## TASK INSTRUCTIONS
Take each line containing "that" and report it exactly as written.

- - - - -

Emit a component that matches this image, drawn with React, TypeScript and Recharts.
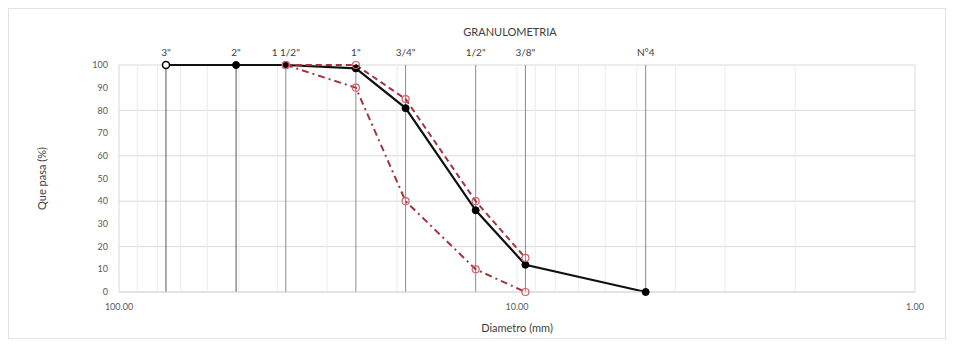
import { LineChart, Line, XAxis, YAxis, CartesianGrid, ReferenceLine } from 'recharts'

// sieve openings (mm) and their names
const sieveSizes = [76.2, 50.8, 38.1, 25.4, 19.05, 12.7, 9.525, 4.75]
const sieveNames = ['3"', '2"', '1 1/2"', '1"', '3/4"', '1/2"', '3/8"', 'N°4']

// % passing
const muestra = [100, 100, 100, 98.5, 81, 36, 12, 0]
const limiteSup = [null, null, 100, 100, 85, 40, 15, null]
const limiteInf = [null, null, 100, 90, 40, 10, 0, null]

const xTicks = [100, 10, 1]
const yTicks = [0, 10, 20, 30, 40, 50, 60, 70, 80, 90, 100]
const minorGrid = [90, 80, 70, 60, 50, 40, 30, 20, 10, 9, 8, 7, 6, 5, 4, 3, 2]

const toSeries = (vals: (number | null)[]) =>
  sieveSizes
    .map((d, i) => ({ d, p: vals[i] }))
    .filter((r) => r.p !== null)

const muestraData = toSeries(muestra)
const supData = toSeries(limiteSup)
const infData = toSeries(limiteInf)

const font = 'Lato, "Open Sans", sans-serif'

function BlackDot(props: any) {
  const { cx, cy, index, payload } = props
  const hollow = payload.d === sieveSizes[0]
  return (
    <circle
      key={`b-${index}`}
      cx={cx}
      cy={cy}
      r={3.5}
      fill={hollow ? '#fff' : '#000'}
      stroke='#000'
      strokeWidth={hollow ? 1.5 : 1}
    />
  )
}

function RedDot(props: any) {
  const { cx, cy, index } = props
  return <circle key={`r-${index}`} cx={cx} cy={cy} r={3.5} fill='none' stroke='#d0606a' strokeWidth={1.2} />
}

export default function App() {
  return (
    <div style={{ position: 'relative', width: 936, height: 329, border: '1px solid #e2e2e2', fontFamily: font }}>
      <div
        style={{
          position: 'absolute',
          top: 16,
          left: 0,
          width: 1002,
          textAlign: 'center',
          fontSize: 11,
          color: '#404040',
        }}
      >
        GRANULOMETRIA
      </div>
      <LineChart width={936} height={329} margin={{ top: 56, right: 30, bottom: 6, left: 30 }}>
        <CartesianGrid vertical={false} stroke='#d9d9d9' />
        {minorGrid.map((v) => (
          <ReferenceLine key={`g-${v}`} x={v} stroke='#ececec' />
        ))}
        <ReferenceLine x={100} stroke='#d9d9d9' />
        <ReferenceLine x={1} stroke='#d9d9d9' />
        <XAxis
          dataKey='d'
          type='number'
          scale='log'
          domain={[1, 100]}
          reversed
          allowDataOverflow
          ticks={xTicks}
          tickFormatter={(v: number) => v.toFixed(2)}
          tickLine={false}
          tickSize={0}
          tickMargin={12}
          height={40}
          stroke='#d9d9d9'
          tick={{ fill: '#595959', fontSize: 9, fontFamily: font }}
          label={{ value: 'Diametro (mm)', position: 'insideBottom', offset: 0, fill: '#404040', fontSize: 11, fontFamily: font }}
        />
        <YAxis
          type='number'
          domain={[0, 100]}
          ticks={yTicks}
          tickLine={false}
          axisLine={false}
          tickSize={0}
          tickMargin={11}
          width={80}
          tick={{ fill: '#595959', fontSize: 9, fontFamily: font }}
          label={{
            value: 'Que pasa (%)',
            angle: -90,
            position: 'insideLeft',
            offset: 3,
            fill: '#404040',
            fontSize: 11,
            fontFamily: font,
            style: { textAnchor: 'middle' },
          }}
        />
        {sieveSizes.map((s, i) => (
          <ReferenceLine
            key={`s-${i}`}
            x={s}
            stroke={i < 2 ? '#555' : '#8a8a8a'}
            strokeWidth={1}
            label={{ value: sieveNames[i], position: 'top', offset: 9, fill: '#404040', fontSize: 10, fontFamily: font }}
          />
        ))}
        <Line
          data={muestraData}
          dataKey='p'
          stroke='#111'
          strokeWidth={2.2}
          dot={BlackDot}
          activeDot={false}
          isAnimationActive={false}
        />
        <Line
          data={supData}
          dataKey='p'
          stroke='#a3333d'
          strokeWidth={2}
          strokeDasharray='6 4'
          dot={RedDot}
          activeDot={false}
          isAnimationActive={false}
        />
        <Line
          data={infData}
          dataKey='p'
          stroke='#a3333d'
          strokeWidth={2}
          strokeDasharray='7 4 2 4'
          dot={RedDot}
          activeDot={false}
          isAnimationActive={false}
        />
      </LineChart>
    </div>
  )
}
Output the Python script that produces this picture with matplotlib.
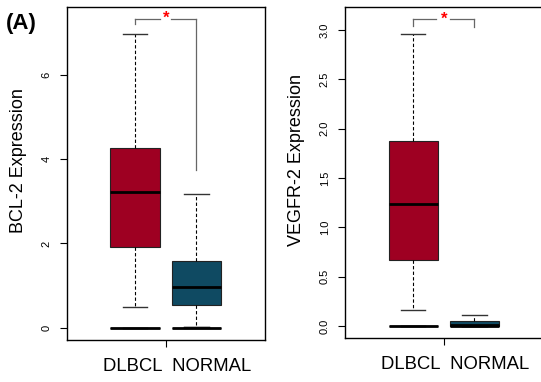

- - - - -

## RESPONSE
Emit a component that matches this image, drawn with React, TypeScript and Recharts.
Output the Python script that produces this picture with matplotlib.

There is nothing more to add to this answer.